Task to complete -
Can you print the data exactly and leave out each image?

Stored data -

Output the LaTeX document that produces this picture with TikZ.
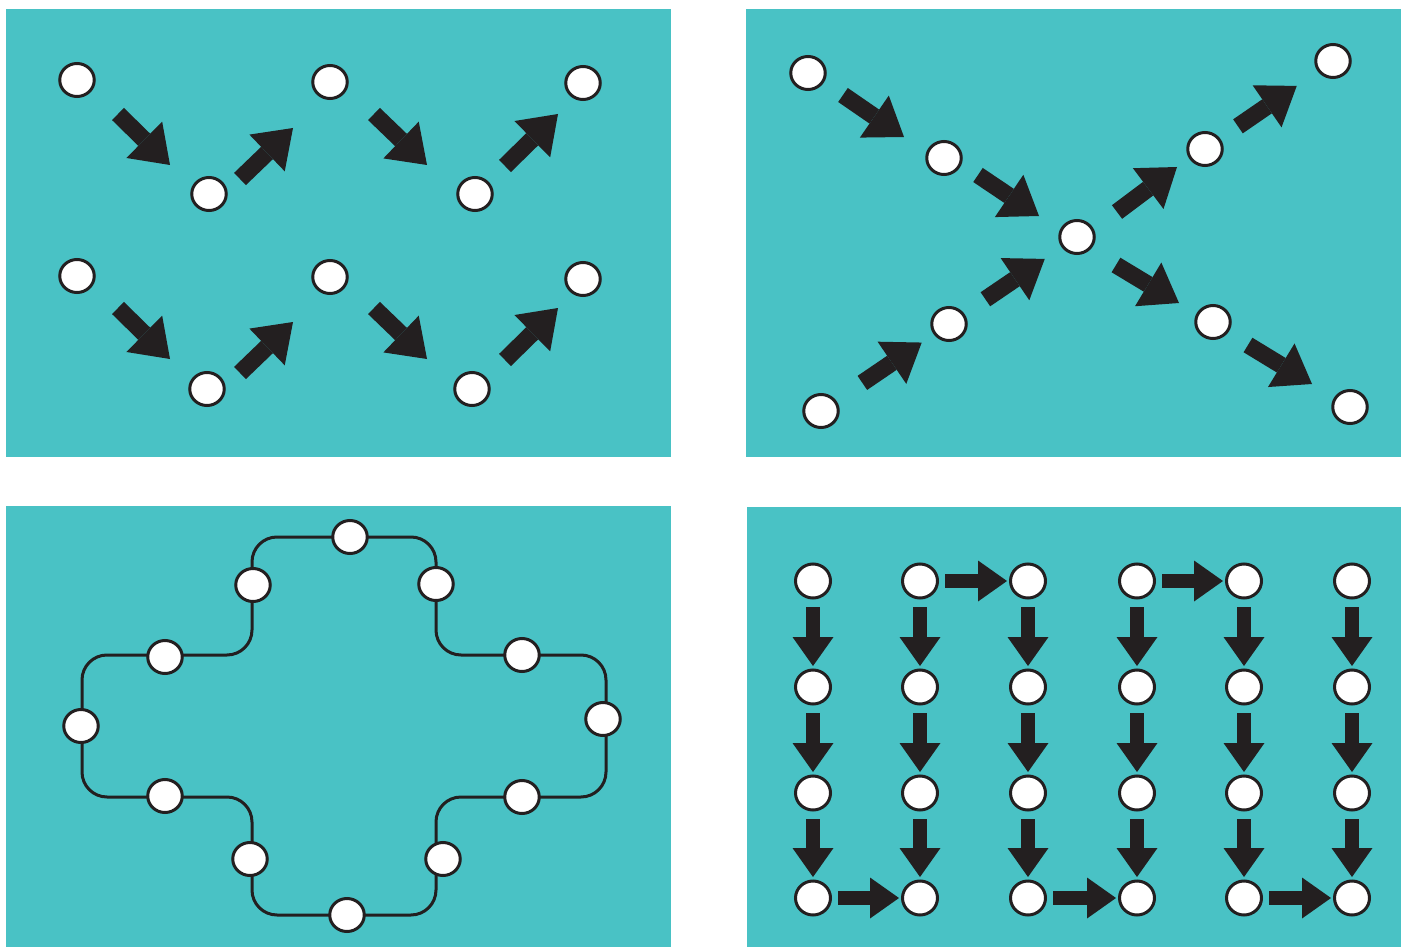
\documentclass[tikz,border=0pt]{standalone}
\usetikzlibrary{arrows.meta,shapes.geometric,calc}
\definecolor{teal1}{HTML}{49C2C5}
\definecolor{ink}{HTML}{231F20}
\begin{document}
\begin{tikzpicture}[x=1pt,y=-1pt,
  panel/.style={fill=teal1, draw=none},
  dot/.style={ellipse, draw=ink, fill=white, line width=3pt, minimum width=34.5pt, minimum height=33pt, inner sep=0pt},
  bigarr/.style={draw=ink, line width=17pt, -{Triangle[length=36pt,width=51pt,line width=0pt]}},
  smallarr/.style={draw=ink, line width=14pt, -{Triangle[length=29pt,width=41pt,line width=0pt]}},
  ringpath/.style={draw=ink, line width=3pt, rounded corners=25pt}]
\useasboundingbox (0,0) rectangle (1401,947);
\fill[white] (0,0) rectangle (1401,947);
\fill[panel] (6,9) rectangle (671,457);
\fill[panel] (746,9) rectangle (1401,457);
\fill[panel] (6,506) rectangle (671,947);
\fill[panel] (747,507) rectangle (1401,947);

% ---------- top left: two waves ----------
\node[dot] (a1) at (77,80) {};
\node[dot] (b1) at (209,194) {};
\node[dot] (c1) at (330,82) {};
\node[dot] (d1) at (475,194) {};
\node[dot] (e1) at (583,83) {};
\node[dot] (a2) at (77,276) {};
\node[dot] (b2) at (207,389) {};
\node[dot] (c2) at (330,277) {};
\node[dot] (d2) at (472,389) {};
\node[dot] (e2) at (583,279) {};
\draw[bigarr] ($(a1)+(41,34)$) -- ++(52,51);
\draw[bigarr] ($(b1)+(31,-15)$) -- ++(53,-51);
\draw[bigarr] ($(c1)+(44,32)$) -- ++(53,51);
\draw[bigarr] ($(d1)+(30,-28)$) -- ++(53,-52);
\draw[bigarr] ($(a2)+(41,32)$) -- ++(52,51);
\draw[bigarr] ($(b2)+(33,-16)$) -- ++(53,-51);
\draw[bigarr] ($(c2)+(44,31)$) -- ++(53,51);
\draw[bigarr] ($(d2)+(33,-29)$) -- ++(53,-52);

% ---------- top right: crossing ----------
\node[dot] (p1) at (808,73) {};
\node[dot] (p2) at (944,158) {};
\node[dot] (x0) at (1077,237) {};
\node[dot] (q1) at (1205,149) {};
\node[dot] (q2) at (1333,61) {};
\node[dot] (r1) at (821,411) {};
\node[dot] (r2) at (949,324) {};
\node[dot] (s1) at (1213,322) {};
\node[dot] (s2) at (1350,407) {};
\draw[bigarr] ($(p1)+(35,22)$) -- ++(61,42);
\draw[bigarr] ($(p2)+(34,17)$) -- ++(61,41);
\draw[bigarr] ($(r1)!50pt!(r2)$) -- ($(r2)!33pt!(r1)$);
\draw[bigarr] ($(r2)!44pt!(x0)$) -- ($(x0)!39pt!(r2)$);
\draw[bigarr] ($(x0)+(40,-25)$) -- ++(60,-45);
\draw[bigarr] ($(q1)!40pt!(q2)$) -- ($(q2)!44pt!(q1)$);
\draw[bigarr] ($(x0)+(39,28)$) -- ++(63,38);
\draw[bigarr] ($(s1)+(35,23)$) -- ++(64,39);

% ---------- bottom left: rounded cross ----------
\draw[ringpath] (350,537) -- (436,537) -- (436,655) -- (606,655) -- (606,797)
  -- (436,797) -- (436,915) -- (252,915) -- (252,797) -- (82,797) -- (82,655)
  -- (252,655) -- (252,537) -- cycle;
\node[dot] (t1) at (350,537) {};
\node[dot] (t2) at (436,584) {};
\node[dot] (t3) at (522,655) {};
\node[dot] (t4) at (603,719) {};
\node[dot] (t5) at (522,797) {};
\node[dot] (t6) at (443,859) {};
\node[dot] (t7) at (347,915) {};
\node[dot] (t8) at (250,859) {};
\node[dot] (t9) at (165,796) {};
\node[dot] (t10) at (81,726) {};
\node[dot] (t11) at (165,657) {};
\node[dot] (t12) at (253,585) {};

% ---------- bottom right: serpentine grid ----------
\foreach \c/\x in {1/813,2/920,3/1028,4/1137,5/1244,6/1352}{
  \foreach \r/\y in {1/581,2/687,3/793,4/898}{
    \node[dot, minimum width=35pt, minimum height=34pt] (m\c\r) at (\x,\y) {};
  }
}
\foreach \c in {1,...,6}{
  \foreach \r/\n in {1/2,2/3,3/4}{
    \draw[smallarr] ($(m\c\r)!26pt!(m\c\n)$) -- ($(m\c\n)!21pt!(m\c\r)$);
  }
}
\foreach \a/\b in {m21/m31,m41/m51,m14/m24,m34/m44,m54/m64}{
  \draw[smallarr] ($(\a)!25pt!(\b)$) -- ($(\b)!21pt!(\a)$);
}
\end{tikzpicture}
\end{document}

Response below -
Output the LaTeX document that produces this picture with TikZ.
\documentclass[tikz,border=0pt]{standalone}
\usetikzlibrary{arrows.meta,shapes.geometric,calc}
\definecolor{teal1}{HTML}{49C2C5}
\definecolor{ink}{HTML}{231F20}
\begin{document}
\begin{tikzpicture}[x=1pt,y=-1pt,
  panel/.style={fill=teal1, draw=none},
  dot/.style={ellipse, draw=ink, fill=white, line width=3pt, minimum width=34.5pt, minimum height=33pt, inner sep=0pt},
  bigarr/.style={draw=ink, line width=17pt, -{Triangle[length=36pt,width=51pt,line width=0pt]}},
  smallarr/.style={draw=ink, line width=14pt, -{Triangle[length=29pt,width=41pt,line width=0pt]}},
  ringpath/.style={draw=ink, line width=3pt, rounded corners=25pt}]
\useasboundingbox (0,0) rectangle (1401,947);
\fill[white] (0,0) rectangle (1401,947);
\fill[panel] (6,9) rectangle (671,457);
\fill[panel] (746,9) rectangle (1401,457);
\fill[panel] (6,506) rectangle (671,947);
\fill[panel] (747,507) rectangle (1401,947);

% ---------- top left: two waves ----------
\node[dot] (a1) at (77,80) {};
\node[dot] (b1) at (209,194) {};
\node[dot] (c1) at (330,82) {};
\node[dot] (d1) at (475,194) {};
\node[dot] (e1) at (583,83) {};
\node[dot] (a2) at (77,276) {};
\node[dot] (b2) at (207,389) {};
\node[dot] (c2) at (330,277) {};
\node[dot] (d2) at (472,389) {};
\node[dot] (e2) at (583,279) {};
\draw[bigarr] ($(a1)+(41,34)$) -- ++(52,51);
\draw[bigarr] ($(b1)+(31,-15)$) -- ++(53,-51);
\draw[bigarr] ($(c1)+(44,32)$) -- ++(53,51);
\draw[bigarr] ($(d1)+(30,-28)$) -- ++(53,-52);
\draw[bigarr] ($(a2)+(41,32)$) -- ++(52,51);
\draw[bigarr] ($(b2)+(33,-16)$) -- ++(53,-51);
\draw[bigarr] ($(c2)+(44,31)$) -- ++(53,51);
\draw[bigarr] ($(d2)+(33,-29)$) -- ++(53,-52);

% ---------- top right: crossing ----------
\node[dot] (p1) at (808,73) {};
\node[dot] (p2) at (944,158) {};
\node[dot] (x0) at (1077,237) {};
\node[dot] (q1) at (1205,149) {};
\node[dot] (q2) at (1333,61) {};
\node[dot] (r1) at (821,411) {};
\node[dot] (r2) at (949,324) {};
\node[dot] (s1) at (1213,322) {};
\node[dot] (s2) at (1350,407) {};
\draw[bigarr] ($(p1)+(35,22)$) -- ++(61,42);
\draw[bigarr] ($(p2)+(34,17)$) -- ++(61,41);
\draw[bigarr] ($(r1)!50pt!(r2)$) -- ($(r2)!33pt!(r1)$);
\draw[bigarr] ($(r2)!44pt!(x0)$) -- ($(x0)!39pt!(r2)$);
\draw[bigarr] ($(x0)+(40,-25)$) -- ++(60,-45);
\draw[bigarr] ($(q1)!40pt!(q2)$) -- ($(q2)!44pt!(q1)$);
\draw[bigarr] ($(x0)+(39,28)$) -- ++(63,38);
\draw[bigarr] ($(s1)+(35,23)$) -- ++(64,39);

% ---------- bottom left: rounded cross ----------
\draw[ringpath] (350,537) -- (436,537) -- (436,655) -- (606,655) -- (606,797)
  -- (436,797) -- (436,915) -- (252,915) -- (252,797) -- (82,797) -- (82,655)
  -- (252,655) -- (252,537) -- cycle;
\node[dot] (t1) at (350,537) {};
\node[dot] (t2) at (436,584) {};
\node[dot] (t3) at (522,655) {};
\node[dot] (t4) at (603,719) {};
\node[dot] (t5) at (522,797) {};
\node[dot] (t6) at (443,859) {};
\node[dot] (t7) at (347,915) {};
\node[dot] (t8) at (250,859) {};
\node[dot] (t9) at (165,796) {};
\node[dot] (t10) at (81,726) {};
\node[dot] (t11) at (165,657) {};
\node[dot] (t12) at (253,585) {};

% ---------- bottom right: serpentine grid ----------
\foreach \c/\x in {1/813,2/920,3/1028,4/1137,5/1244,6/1352}{
  \foreach \r/\y in {1/581,2/687,3/793,4/898}{
    \node[dot, minimum width=35pt, minimum height=34pt] (m\c\r) at (\x,\y) {};
  }
}
\foreach \c in {1,...,6}{
  \foreach \r/\n in {1/2,2/3,3/4}{
    \draw[smallarr] ($(m\c\r)!26pt!(m\c\n)$) -- ($(m\c\n)!21pt!(m\c\r)$);
  }
}
\foreach \a/\b in {m21/m31,m41/m51,m14/m24,m34/m44,m54/m64}{
  \draw[smallarr] ($(\a)!25pt!(\b)$) -- ($(\b)!21pt!(\a)$);
}
\end{tikzpicture}
\end{document}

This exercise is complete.